3. But the greatest cause of disturbance, and the one which makes the time of the tides, at any one place, a matter of observation and not of theory, is the resistance made by the shores of the land; because this sometimes occasions tides of many times the height that theory

would allow, sometimes tides of very unequal duration, sometimes double tides, and sometimes no tides at all.

It will easily be perceived that, in order to produce one complete and perfect tide, a whole hemisphere of the earth would require to be covered with water, and the sun and moon directly over its centre. But nowhere, and at no time, can this happen; because nowhere and at no time does the earth present such a hemisphere to either of the luminaries. The portion of a tide, which can anywhere be produced must, other things being equal, be in proportion to the extent of water. Thus, though the water in a lake, a mill-pond, or even a bowl, is affected by the same force as that which causes a tide in the Atlantic or the Pacific, the effect in the former cases, even where the length of the lake (or inland sea, as it happens) is more than a thousand miles, is not perceptible.

But the shores of the land change the direction of the tides, as well as the height. The natural set of the tide is from east to west, at the same rate as the moon's apparent motion; and if the shore of any large portion of land form an angle with this, the part which is the most easterly must have high water before the rest, and this must turn the high water along the shore. It must do this whether the tide be an actual transfer of water by a current, or merely an undulation of the surface, or partly the one and partly the other. If one wide sea opens into another by a narrow channel, the tide must flow through that channel with considerable violence; and there are instances in which this produces an actual cataract, or fall; the one way when the tide is flowing, and the other when it is ebbing. When the tide flows rapidly against an oblique shore, and finds no outlet, it may make a complete revolution. Thus the tide, which in the regions of the equator flows westward from the shores of Africa to the shores of America, performs a complete circuit in the North Atlantic, passing northward along the shores of America, eastward along the edge of the polar ice, and southward along the shores of Europe. In consequence of this, there are great inequalities in the times of its happening, and also in the height to which it rises. For instance, it is, generally speaking, high water on the western coast of England at the same time that it is low water on the eastern; the tide on the eastern coast sets southward, while that on the south coast sets eastward, and meets the other at the strait of Dover, where there are sometimes double tides in consequence. When two of those currents of tide meet together, and set against a shore, or into a bay or the estuary of a river, they cause a much more elevated and violent tide than can be produced by any other means. There are examples of this on the coast of France, about Brest, in the Bristol Channel, more especially in the river Avon, in the Solway Firth, and in many other places, where the tide rises to a great height, and that with much vigs

lence and rapidity. Indeed, when the tide forms any kind of circuit in an inland sea, it may be perceptible at the bend of a confined bay, though there should happen to be no visible tide in the sea itself. Thus, though there be hardly any tide visible on the open shores of the Mediterranean, there is a tide among the lagunes at Venice, at the head of the Adriatic.

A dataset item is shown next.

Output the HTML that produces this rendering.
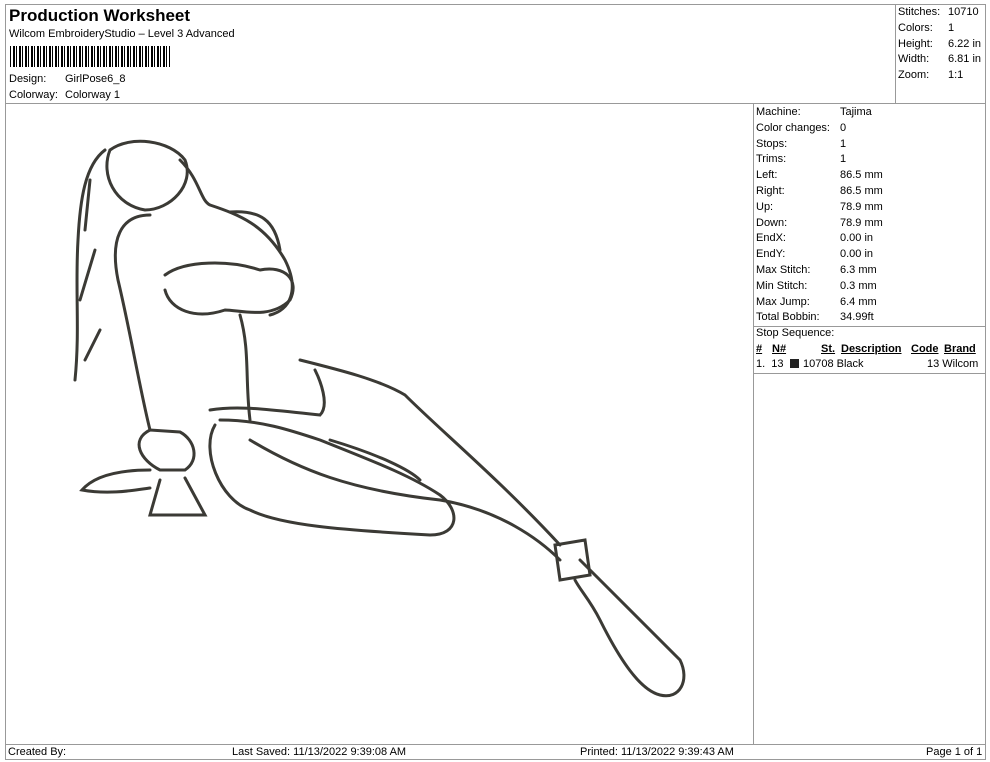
<!DOCTYPE html>
<html><head><style>
body{margin:0;width:990px;height:762px;background:#fff;font-family:"Liberation Sans",Arial,sans-serif;color:#000;position:relative;overflow:hidden}
.a{position:absolute;white-space:nowrap}
.l{position:absolute;background:#999}
.s{font-size:11px}
</style></head><body>
<div class="l" style="left:5px;top:4px;width:981px;height:1px"></div>
<div class="l" style="left:5px;top:4px;width:1px;height:756px"></div>
<div class="l" style="left:985px;top:4px;width:1px;height:756px"></div>
<div class="l" style="left:5px;top:759px;width:981px;height:1px"></div>
<div class="l" style="left:5px;top:103px;width:981px;height:1px"></div>
<div class="l" style="left:895px;top:4px;width:1px;height:99px"></div>
<div class="l" style="left:753px;top:103px;width:1px;height:641px"></div>
<div class="l" style="left:5px;top:744px;width:981px;height:1px"></div>
<div class="l" style="left:753px;top:326px;width:233px;height:1px"></div>
<div class="l" style="left:753px;top:373px;width:233px;height:1px"></div>

<div class="a" style="left:9px;top:6px;font-size:17px;font-weight:bold">Production Worksheet</div>
<div class="a s" style="left:9px;top:28px">Wilcom EmbroideryStudio – Level 3 Advanced</div>
<div class="a" style="left:10px;top:46px;width:160px;height:21px;background:repeating-linear-gradient(90deg,#000 0 1px,#fff 1px 3px,#000 3px 5px,#fff 5px 6px)"></div>
<div class="a s" style="left:9px;top:73px">Design:</div><div class="a s" style="left:65px;top:73px">GirlPose6_8</div>
<div class="a s" style="left:9px;top:89px">Colorway:</div><div class="a s" style="left:65px;top:89px">Colorway 1</div>

<div class="a s" style="left:898px;top:5px;line-height:15.8px">Stitches:<br>Colors:<br>Height:<br>Width:<br>Zoom:</div>
<div class="a s" style="left:948px;top:5px;line-height:15.8px">10710<br>1<br>6.22 in<br>6.81 in<br>1:1</div>

<div class="a s" style="left:756px;top:105px;line-height:15.8px">Machine:<br>Color changes:<br>Stops:<br>Trims:<br>Left:<br>Right:<br>Up:<br>Down:<br>EndX:<br>EndY:<br>Max Stitch:<br>Min Stitch:<br>Max Jump:<br>Total Bobbin:<br>Stop Sequence:</div>
<div class="a s" style="left:840px;top:105px;line-height:15.8px">Tajima<br>0<br>1<br>1<br>86.5 mm<br>86.5 mm<br>78.9 mm<br>78.9 mm<br>0.00 in<br>0.00 in<br>6.3 mm<br>0.3 mm<br>6.4 mm<br>34.99ft</div>
<div class="a s" style="left:756px;top:343px;font-weight:bold;text-decoration:underline">#</div>
<div class="a s" style="left:772px;top:343px;font-weight:bold;text-decoration:underline">N#</div>
<div class="a s" style="left:821px;top:343px;font-weight:bold;text-decoration:underline">St.</div>
<div class="a s" style="left:841px;top:343px;font-weight:bold;text-decoration:underline">Description</div>
<div class="a s" style="left:911px;top:343px;font-weight:bold;text-decoration:underline">Code</div>
<div class="a s" style="left:944px;top:343px;font-weight:bold;text-decoration:underline">Brand</div>
<div class="a s" style="left:756px;top:358px">1.&nbsp; 13</div>
<div class="a" style="left:790px;top:359px;width:9px;height:9px;background:#222"></div>
<div class="a s" style="left:803px;top:358px">10708 Black</div>
<div class="a s" style="left:927px;top:358px">13 Wilcom</div>

<div class="a s" style="left:8px;top:746px">Created By:</div>
<div class="a s" style="left:232px;top:746px">Last Saved: 11/13/2022 9:39:08 AM</div>
<div class="a s" style="left:580px;top:746px">Printed: 11/13/2022 9:39:43 AM</div>
<div class="a s" style="left:926px;top:746px">Page 1 of 1</div>

<svg class="a" style="left:0;top:0" width="990" height="762" fill="none" stroke="#3b3a35" stroke-width="3" stroke-linecap="round">
<path d="M110 150 C130 135 170 140 185 160 C195 185 170 210 145 210 C115 205 100 175 110 150"/>
<path d="M105 150 C85 165 80 200 78 240 C75 290 80 330 75 380"/>
<path d="M180 160 C200 180 200 200 210 205 C240 215 265 225 285 260 C300 290 290 310 270 315"/>
<path d="M150 215 C120 215 110 240 118 280 C130 330 140 390 150 430"/>
<path d="M230 212 C260 210 275 220 280 250"/>
<path d="M165 275 C185 260 230 260 260 270 C285 265 300 280 290 300 C270 320 240 310 225 310 C195 320 170 310 165 290"/>
<path d="M240 315 C250 350 245 380 250 420"/>
<path d="M300 360 C340 370 380 380 405 395 C440 430 500 480 560 545"/>
<path d="M210 410 C240 405 270 410 320 415 C330 405 320 380 315 370"/>
<path d="M215 425 C200 450 220 500 250 510 C280 525 340 530 430 535 C460 535 460 510 440 495 C410 475 370 460 320 440 C290 430 260 420 220 420"/>
<path d="M330 440 C380 455 410 470 420 480"/>
<path d="M250 440 C300 470 350 490 440 500 C500 510 540 540 560 560"/>
<path d="M555 545 L585 540 L590 575 L560 580 Z"/>
<path d="M580 560 C620 600 650 630 680 660 C690 680 680 700 660 695 C640 690 620 660 600 620 C590 600 580 590 575 580"/>
<path d="M150 430 C130 440 140 460 160 470 L185 470 C200 460 195 440 180 432 Z"/>
<path d="M160 480 L150 515 L205 515 L185 478"/>
<path d="M150 470 C120 470 95 475 82 490 C110 495 135 490 150 488"/>
<path d="M90 180 L85 230 M95 250 L80 300 M100 330 L85 360"/>
</svg>
</body></html>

The tide is also affected by any circumstance that alters the pressure of the atmosphere, as by winds, whether their cause be expansion or condensation of the atmospheric fluid.-But the whole phenomena of this very curious part of the effect of motion and gravitation, would demand many volumes for a complete detail: what has been stated, may enable any one to understand the general principles.

CONCLUSION.

THE FIXED STARS.

This is the most sublime page in the book of nature; but it is one upon which, though man can look with astonishment, and form conjectures which have no limit, it is one which he cannot read with the same certainty and satisfaction as he can the solar system.

The stars, including those which are invisible to the eye when unaided by a telescope, are about fifty thousand in number. They are distinguished by magnitudes, of which the first six are visible to the naked eye, and the others cannot be seen without telescopes. When we talk of the magnitude of a star, we must not, however, be betrayed by our common notions. The stars have no measurable magnitude whatever; they even seem smaller the more powerful the telescope through which they are viewed; and the apparent difference of magnitude, is difference of light, arising in all probability from difference of distance. We do not know the distance of any one of them; but we know that it cannot be less than twenty millions of millions of miles-a space over which the light of heaven itself could not travel in less than three years. We know that in this manner: the earth is, at the one part of its orbit, about two hundred millions of miles from where it is at the opposite point; but this two hundred millions of miles makes no alteration whatever in the situation of the brightest, and therefore probably, the nearest star; therefore that star must be so far away that, compared with its distance, two hundred millions of miles is too small for being discernible. If the star shifted but a single second, its distance would exceed the amazing extent that has been stated; but it does not shift even that little way, and therefore it must be much greater than this.

The mote in the sunbeam compared to the sun himself-compared to

the widest orbit of his attendant train, is gigantic when set against that sun or that orbit as compared with the nearest star. And what are their distances from each other? probably as immense as this. The modern belief is, that they are arranged into nebula or clusters; that our sun forms part of one of these, that the fifty thousand which have been counted, with myriads upon myriads that lie beyond, are all attended by their surrounding planets, and that thus, not the mere creatures of Almighty power; but the worlds, the systems of worlds, which God has made, and which God preserves, defy the powers of arithmetic; and turn philosophy to silent but grateful adoration; "All these glories are His, and yet He cares for me."